Still, aspects of Carol’s Type-A personality were difficult for Schaal to tap into. As it turns out, playing one of the last humans on Earth is a surprisingly excellent catalyst for self-examination.
“That’s definitely not who I am,” she says. “I’m more on the messy side. I’m looser. But that being said, I really don’t like to break the rules at all. So there’s a little bit of me in her.” It’s also wholly unfair to reduce Carol to just her more rigid attributes. “There’s a joy to her!” Schaal says. “Yeah, she wants to follow the rules and she just wants to hold it together. But she’s also just really happy to be alive.”
Which, actually, goes to explain the whole marriage insistence—a divisive plot point for viewers, who found it off-putting and retrograde that the girl would demand being married before having sex, and then be met with such appalled reaction by the guy she’s with.
“We got to spend the whole first half of the show watching Phil have all his wishes fulfilled and doing all the things he always wished he could do,” she says. “And now we’re seeing Carol get all the things she wanted. And I think she always wanted to be married, and, now, she’s going to get it. Maybe in the old world, that was never a possibility for her, but now that absolutely is.”
“That was also really hard for me to grasp, the getting married thing, at first,” she admits. “But again, I just turned a corner with her. Hell’s yeah she wants to be married and she should!”

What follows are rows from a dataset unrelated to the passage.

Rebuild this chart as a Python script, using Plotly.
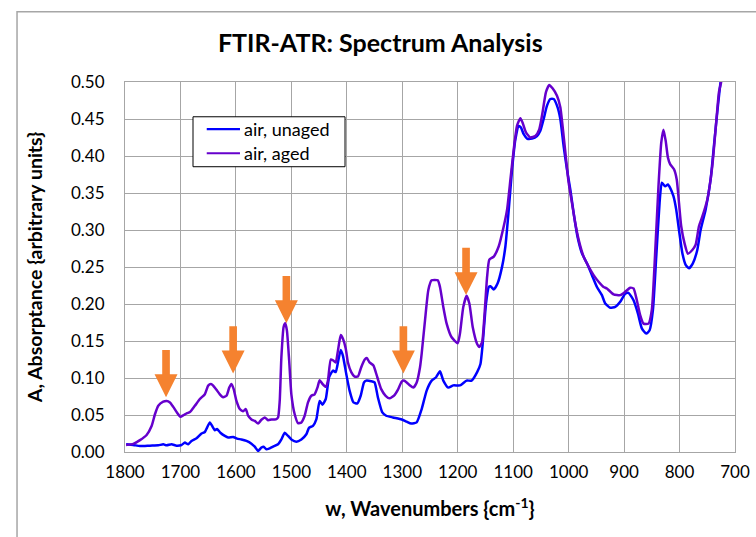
import plotly.graph_objects as go

# ---- data ----
wn_unaged = [1798, 1785, 1773, 1755, 1740, 1731, 1725, 1716, 1707, 1698, 1692, 1686, 1680, 1671, 1662, 1656,
             1652, 1647, 1642, 1638, 1634, 1628, 1620, 1614, 1605, 1598, 1590, 1581, 1572, 1566, 1560, 1554,
             1550, 1545, 1539, 1533, 1524, 1518, 1512, 1506, 1500, 1491, 1482, 1473, 1468, 1461, 1455, 1449,
             1444, 1438, 1432, 1425, 1420, 1416, 1411, 1407, 1401, 1395, 1388, 1381, 1375, 1369, 1365, 1356,
             1350, 1344, 1336, 1329, 1317, 1301, 1292, 1284, 1274, 1265, 1256, 1247, 1239, 1232, 1226, 1217,
             1208, 1196, 1184, 1175, 1165, 1159, 1155, 1149, 1144, 1141, 1135, 1128, 1120, 1114, 1108, 1102,
             1096, 1090, 1086, 1081, 1075, 1066, 1057, 1051, 1045, 1039, 1033, 1027, 1021, 1015, 1009, 1003,
             997, 991, 984, 976, 967, 958, 949, 940, 934, 925, 916, 907, 898, 892, 883, 875, 868, 860, 854,
             848, 842, 836, 832, 826, 821, 817, 811, 806, 801, 795, 789, 783, 776, 768, 762, 753, 744, 738,
             732, 726, 720]
a_unaged = [0.0104, 0.0095, 0.008, 0.0086, 0.009, 0.0104, 0.009, 0.0104, 0.0086, 0.0095, 0.0127, 0.0104, 0.015,
            0.0186, 0.025, 0.027, 0.033, 0.040, 0.034, 0.0295, 0.031, 0.026, 0.0217, 0.0195, 0.0204, 0.018,
            0.017, 0.015, 0.0113, 0.0072, 0.0014, 0.006, 0.0072, 0.0036, 0.005, 0.0072, 0.0104, 0.017, 0.026,
            0.0217, 0.017, 0.014, 0.017, 0.024, 0.033, 0.0353, 0.044, 0.069, 0.064, 0.0716, 0.101, 0.110, 0.108,
            0.121, 0.138, 0.130, 0.1055, 0.083, 0.067, 0.0657, 0.076, 0.094, 0.0965, 0.0956, 0.094, 0.074,
            0.0535, 0.049, 0.0467, 0.044, 0.041, 0.0385, 0.040, 0.058, 0.083, 0.0965, 0.101, 0.109, 0.0965,
            0.087, 0.090, 0.090, 0.0965, 0.0965, 0.108, 0.119, 0.146, 0.2007, 0.223, 0.224, 0.2197, 0.228,
            0.2505, 0.278, 0.3275, 0.382, 0.4226, 0.4406, 0.4385, 0.4294, 0.4236, 0.4236, 0.427, 0.434, 0.450,
            0.468, 0.477, 0.477, 0.468, 0.450, 0.413, 0.382, 0.3547, 0.323, 0.291, 0.2686, 0.255, 0.239, 0.223,
            0.212, 0.2007, 0.195, 0.196, 0.203, 0.214, 0.215, 0.205, 0.187, 0.167, 0.160, 0.1645, 0.192, 0.264,
            0.3366, 0.3638, 0.359, 0.3616, 0.357, 0.3457, 0.3275, 0.300, 0.269, 0.253, 0.2483, 0.255, 0.273,
            0.300, 0.3275, 0.368, 0.4136, 0.459, 0.4997, 0.522]

wn_aged = [1798, 1785, 1773, 1761, 1752, 1746, 1740, 1731, 1725, 1719, 1713, 1706, 1700, 1694, 1688, 1683,
           1674, 1665, 1656, 1650, 1645, 1641, 1635, 1629, 1623, 1617, 1612, 1608, 1604, 1599, 1593, 1587,
           1582, 1578, 1572, 1566, 1560, 1554, 1548, 1542, 1536, 1528, 1524, 1521, 1518, 1514, 1511, 1508,
           1504, 1500, 1494, 1488, 1482, 1476, 1470, 1464, 1458, 1453, 1449, 1444, 1438, 1434, 1429, 1425,
           1420, 1416, 1411, 1407, 1402, 1398, 1392, 1386, 1380, 1374, 1368, 1364, 1359, 1352, 1345, 1338,
           1330, 1323, 1314, 1308, 1301, 1297, 1292, 1286, 1280, 1274, 1268, 1265, 1259, 1253, 1247, 1236,
           1232, 1226, 1220, 1211, 1200, 1196, 1190, 1184, 1179, 1173, 1165, 1161, 1156, 1152, 1147, 1143,
           1135, 1126, 1117, 1111, 1105, 1099, 1093, 1087, 1083, 1077, 1069, 1060, 1053, 1047, 1041, 1035,
           1029, 1021, 1015, 1009, 1004, 1000, 994, 988, 982, 973, 964, 955, 946, 937, 931, 919, 907, 898,
           889, 883, 877, 871, 865, 856, 850, 844, 838, 833, 829, 825, 821, 817, 810, 805, 801, 797, 791,
           785, 777, 771, 765, 759, 750, 741, 735, 729, 725, 720]
a_aged = [0.0095, 0.011, 0.016, 0.023, 0.035, 0.051, 0.0625, 0.068, 0.069, 0.067, 0.061, 0.053, 0.0476, 0.050,
          0.0525, 0.054, 0.0625, 0.0716, 0.078, 0.0897, 0.092, 0.0897, 0.084, 0.078, 0.074, 0.076, 0.087, 0.092,
          0.085, 0.069, 0.058, 0.055, 0.058, 0.049, 0.044, 0.042, 0.0385, 0.0435, 0.0467, 0.043, 0.044, 0.044,
          0.0467, 0.069, 0.128, 0.169, 0.174, 0.164, 0.124, 0.078, 0.051, 0.039, 0.040, 0.049, 0.067, 0.076,
          0.078, 0.087, 0.097, 0.092, 0.088, 0.0965, 0.125, 0.124, 0.121, 0.137, 0.158, 0.153, 0.140, 0.121,
          0.108, 0.102, 0.102, 0.1146, 0.1246, 0.127, 0.121, 0.117, 0.101, 0.085, 0.076, 0.0725, 0.077, 0.084,
          0.095, 0.0965, 0.094, 0.0897, 0.087, 0.094, 0.1146, 0.133, 0.178, 0.219, 0.232, 0.232, 0.223, 0.196,
          0.1735, 0.155, 0.147, 0.160, 0.196, 0.211, 0.2007, 0.169, 0.146, 0.142, 0.1486, 0.1826, 0.237, 0.260,
          0.264, 0.278, 0.305, 0.3275, 0.368, 0.409, 0.441, 0.451, 0.445, 0.432, 0.425, 0.427, 0.436, 0.459,
          0.486, 0.496, 0.4915, 0.4815, 0.466, 0.427, 0.391, 0.364, 0.3366, 0.309, 0.287, 0.264, 0.2505, 0.239,
          0.230, 0.223, 0.221, 0.213, 0.212, 0.2165, 0.222, 0.221, 0.205, 0.185, 0.1735, 0.1735, 0.192, 0.269,
          0.359, 0.418, 0.4355, 0.4205, 0.398, 0.389, 0.382, 0.368, 0.3366, 0.305, 0.282, 0.268, 0.273, 0.280,
          0.305, 0.318, 0.341, 0.386, 0.436, 0.486, 0.500, 0.53]

series_names = ["air, unaged", "air, aged"]
series_colors = ["#0000FF", "#6600CC"]

# marked peaks (arrow tips)
arrow_wn = [1726, 1605, 1509, 1298, 1185]
arrow_tip = [0.074, 0.106, 0.174, 0.106, 0.212]

x_ticks = [1800, 1700, 1600, 1500, 1400, 1300, 1200, 1100, 1000, 900, 800, 700]

FONT = "Lato"
GRID = "#A6A6A6"
ORANGE = "#F5822F"

fig = go.Figure()
for xs, ys, nm, col in zip([wn_unaged, wn_aged], [a_unaged, a_aged], series_names, series_colors):
    fig.add_trace(go.Scatter(x=xs, y=ys, mode="lines", name=nm, showlegend=False,
                             line=dict(color=col, width=2.5, shape="spline", smoothing=0.5)))

# block arrows pointing down to the peaks
shaft_hw, head_hw = 6.9, 20.7      # half widths (cm-1)
head_h, shaft_h = 0.031, 0.033     # heights (absorbance units)
for xw, yt in zip(arrow_wn, arrow_tip):
    yh = yt + head_h
    ys = yh + shaft_h
    path = (f"M {xw} {yt} L {xw - head_hw} {yh} L {xw - shaft_hw} {yh} L {xw - shaft_hw} {ys} "
            f"L {xw + shaft_hw} {ys} L {xw + shaft_hw} {yh} L {xw + head_hw} {yh} Z")
    fig.add_shape(type="path", path=path, xref="x", yref="y",
                  fillcolor=ORANGE, line=dict(width=0), layer="above")

# legend box (drawn manually to match the compact layout)
fig.add_shape(type="rect", xref="paper", yref="paper", x0=0.1115, x1=0.3607, y0=0.771, y1=0.906,
              line=dict(color="black", width=1), fillcolor="white", layer="above")
row_y = [0.8725, 0.8075]
for ry, nm, col in zip(row_y, series_names, series_colors):
    fig.add_shape(type="line", xref="paper", yref="paper", x0=0.134, x1=0.1885, y0=ry, y1=ry,
                  line=dict(color=col, width=2.2), layer="above")
    fig.add_annotation(text=nm, xref="paper", yref="paper", x=0.191, y=ry, xanchor="left",
                       yanchor="middle", showarrow=False, font=dict(family=FONT, size=18, color="black"))

# outer chart-area border (top & left visible)
fig.add_shape(type="rect", xref="paper", yref="paper", x0=-0.177, x1=1.2, y0=-0.4, y1=1.19,
              line=dict(color="#A6A6A6", width=1.5), fillcolor="rgba(0,0,0,0)", layer="below")

fig.update_layout(
    width=756, height=537,
    margin=dict(l=125, r=21, t=82, b=85),
    paper_bgcolor="white", plot_bgcolor="white",
    font=dict(family=FONT, size=17, color="black"),
    title=dict(text="<b>FTIR-ATR: Spectrum Analysis</b>", x=0.503, xanchor="center",
               y=0.92, yanchor="middle", font=dict(family=FONT, size=25, color="black")),
    showlegend=False,
)
fig.update_xaxes(range=[1800, 700], tickvals=x_ticks, showgrid=True, gridcolor=GRID, gridwidth=1,
                 showline=True, linecolor=GRID, linewidth=1, mirror=True, zeroline=False,
                 automargin=False, ticks="", ticklabelstandoff=5, tickfont=dict(family=FONT, size=17),
                 title=dict(text="<b>w, Wavenumbers {cm<sup>-1</sup>}</b>", standoff=20,
                            font=dict(family=FONT, size=20)))
fig.update_yaxes(range=[0, 0.5], dtick=0.05, tickformat=".2f", showgrid=True, gridcolor=GRID, gridwidth=1,
                 showline=True, linecolor=GRID, linewidth=1, mirror=True, zeroline=False,
                 automargin=False, ticks="", ticklabelstandoff=16, tickfont=dict(family=FONT, size=17),
                 title=dict(text="<b>A, Absorptance {arbitrary units}</b>", standoff=23,
                            font=dict(family=FONT, size=19.5)))

fig.write_html("out.html", config={"displayModeBar": False},
               post_script="document.body.style.margin='0';")
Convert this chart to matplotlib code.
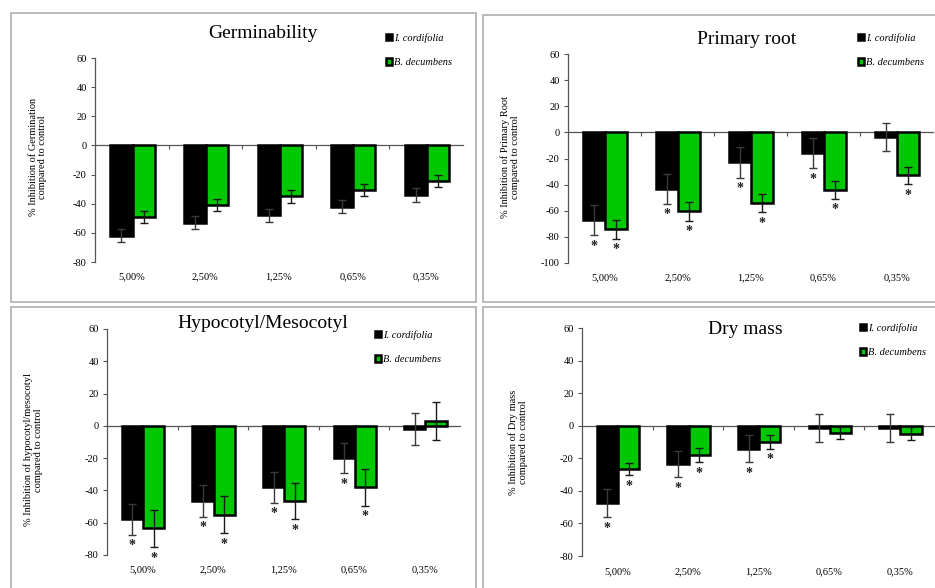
import matplotlib
matplotlib.use("Agg")
import matplotlib.pyplot as plt
from matplotlib.patches import Rectangle
import numpy as np

plt.rcParams['font.family'] = ['Liberation Serif', 'DejaVu Serif']
plt.rcParams['axes.unicode_minus'] = False

# concentrations
cats = ['5,00%', '2,50%', '1,25%', '0,65%', '0,35%']
species = ['I. cordifolia', 'B. decumbens']

# Germinability
germ_ic = [-62, -53, -48, -42, -34]
germ_ic_err = [4.5, 4.6, 4.4, 4.5, 4.8]
germ_bd = [-49, -41, -35, -30.5, -24.5]
germ_bd_err = [4.3, 4.3, 4.2, 4.0, 4.3]
germ_ic_star = [0, 0, 0, 0, 0]
germ_bd_star = [0, 0, 0, 0, 0]

# Primary root
root_ic = [-67, -43, -23, -16, -3.5]
root_ic_err = [11.5, 11.5, 11.7, 11.5, 11]
root_bd = [-74, -60.5, -54, -44, -33]
root_bd_err = [7.3, 7.2, 7.0, 6.8, 6.8]
root_ic_star = [1, 1, 1, 1, 0]
root_bd_star = [1, 1, 1, 1, 1]

# Hypocotyl/Mesocotyl
hypo_ic = [-58, -46.5, -38, -20, -2]
hypo_ic_err = [9.5, 9.7, 9.6, 9.5, 9.8]
hypo_bd = [-63.5, -55, -46.5, -38, 3]
hypo_bd_err = [11.5, 11.5, 11.3, 11.5, 11.5]
hypo_ic_star = [1, 1, 1, 1, 0]
hypo_bd_star = [1, 1, 1, 1, 0]

# Dry mass
dry_ic = [-47.5, -23.5, -14, -1.5, -1.5]
dry_ic_err = [8.6, 8.2, 8.4, 8.5, 8.5]
dry_bd = [-26.5, -18, -9.8, -4.5, -5]
dry_bd_err = [3.9, 4.5, 4.3, 3.8, 4.0]
dry_ic_star = [1, 1, 1, 0, 0]
dry_bd_star = [1, 1, 1, 0, 0]

W, H = 935, 588
fig = plt.figure(figsize=(W/100, H/100), dpi=100)

def px_axes(x1, y1, x2, y2):
    # pixel box (from top left) -> figure fraction axes
    return fig.add_axes([x1/W, 1-y2/H, (x2-x1)/W, (y2-y1)/H])

def frame(x1, y1, x2, y2):
    fig.patches.append(Rectangle((x1/W, 1-y2/H), (x2-x1)/W, (y2-y1)/H,
                                 transform=fig.transFigure, fill=False,
                                 ec='#b4b4b4', lw=1.3))

BLACK = '#000000'
GREEN = '#00c800'

def panel(box, ylim, ic, ic_err, bd, bd_err, ic_star, bd_star,
          title, tpos, ylabel, ylpos, legpos, xlab_y):
    ax = px_axes(*box)
    x = np.arange(len(cats))
    w = 0.3
    ax.bar(x-0.14, ic, w, color=BLACK, edgecolor=BLACK, lw=1.8,
           label=species[0], zorder=2)
    ax.bar(x+0.16, bd, w, color=GREEN, edgecolor=BLACK, lw=1.8,
           label=species[1], zorder=2)
    ax.errorbar(x-0.14, ic, yerr=ic_err, fmt='none', ecolor='#3a3a3a',
                elinewidth=1, capsize=3, capthick=1, zorder=3)
    ax.errorbar(x+0.16, bd, yerr=bd_err, fmt='none', ecolor='#1a1a1a',
                elinewidth=1, capsize=3, capthick=1, zorder=3)
    # significance stars
    for i in range(len(cats)):
        if ic_star[i]:
            ax.annotate('*', (x[i]-0.14, ic[i]-ic_err[i]), xytext=(0, -8),
                        textcoords='offset points', ha='center', va='center',
                        fontsize=10, fontweight='bold', color='#202020')
        if bd_star[i]:
            ax.annotate('*', (x[i]+0.16, bd[i]-bd_err[i]), xytext=(0, -8),
                        textcoords='offset points', ha='center', va='center',
                        fontsize=10, fontweight='bold', color='#202020')
    ax.set_xlim(-0.5, len(cats)-0.5)
    ax.set_ylim(*ylim)
    ax.set_yticks(np.arange(ylim[0], ylim[1]+1, 20))
    ax.tick_params(axis='y', labelsize=7.5, length=3, width=0.8, color='#555555', pad=3)
    ax.spines['left'].set_color('#555555')
    ax.spines['left'].set_linewidth(0.9)
    ax.spines['top'].set_visible(False)
    ax.spines['right'].set_visible(False)
    # category axis crosses at zero
    ax.spines['bottom'].set_position(('data', 0))
    ax.spines['bottom'].set_color('#555555')
    ax.spines['bottom'].set_linewidth(0.9)
    ax.spines['bottom'].set_zorder(1)
    ax.set_xticks(np.arange(0.5, len(cats)-0.5, 1))
    ax.set_xticklabels([])
    ax.tick_params(axis='x', length=3, width=0.8, color='#555555', direction='out')
    for i, c in enumerate(cats):
        fig.text((box[0] + (i+0.5)*(box[2]-box[0])/len(cats))/W, 1-xlab_y/H, c,
                 ha='center', va='center', fontsize=7.5)
    fig.text(tpos[0]/W, 1-tpos[1]/H, title, ha='center', va='center', fontsize=14)
    fig.text(ylpos[0]/W, 1-ylpos[1]/H, ylabel, ha='center', va='center',
             rotation=90, fontsize=7.5, linespacing=1.1)
    ax.legend(loc='upper left', bbox_to_anchor=(legpos[0]/W, 1-legpos[1]/H),
              bbox_transform=fig.transFigure, frameon=False,
              prop={'size': 7.5, 'style': 'italic'}, handlelength=0.6,
              handleheight=0.6, handletextpad=0.2, labelspacing=1.5,
              borderpad=0, borderaxespad=0)
    return ax

# panel frames
frame(11, 13, 476, 302)
frame(483, 15, 936, 302)
frame(11, 307, 476, 600)
frame(483, 307, 936, 600)

panel((95, 58, 463, 262), (-80, 60), germ_ic, germ_ic_err, germ_bd, germ_bd_err,
      germ_ic_star, germ_bd_star, 'Germinability', (263, 33),
      '% Inhibition of Germination\ncompared to control', (38, 157), (386, 33), 277)

panel((568, 54, 933, 263), (-100, 60), root_ic, root_ic_err, root_bd, root_bd_err,
      root_ic_star, root_bd_star, 'Primary root', (747, 40),
      '% Inhibition of Primary Root\ncompared to control', (510, 157), (858, 33), 278)

panel((107, 329, 460, 555), (-80, 60), hypo_ic, hypo_ic_err, hypo_bd, hypo_bd_err,
      hypo_ic_star, hypo_bd_star, 'Hypocotyl/Mesocotyl', (263, 324),
      '% Inhibition of hypocotyl/mesocotyl\ncompared to control', (33, 450), (375, 330), 570)

panel((582, 328, 935, 556), (-80, 60), dry_ic, dry_ic_err, dry_bd, dry_bd_err,
      dry_ic_star, dry_bd_star, 'Dry mass', (745, 330),
      '% Inhibition of Dry mass\ncompared to control', (518, 442), (860, 323), 572)

plt.savefig("out.png", dpi=100)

On the note of “hell’s yeah,” toward the end of our conversation I point out that it’s been exactly 10 years since New York magazine included Schaal on its list of “The Ten Funniest New Yorkers You’ve Never Heard Of.” Now she’s the lead on a Fox comedy.
She’s flabbergasted because she remembers the article vividly, and begins chronicling exactly how its publishing led to her stand-up comedy break at the HBO Comedy Festival, which led to her casting on Flight of the Conchords, all of which eventually led to Last Man on Earth.
So now, no doubt, people have heard of her, right? That amazing giggle again, then: “A few more.”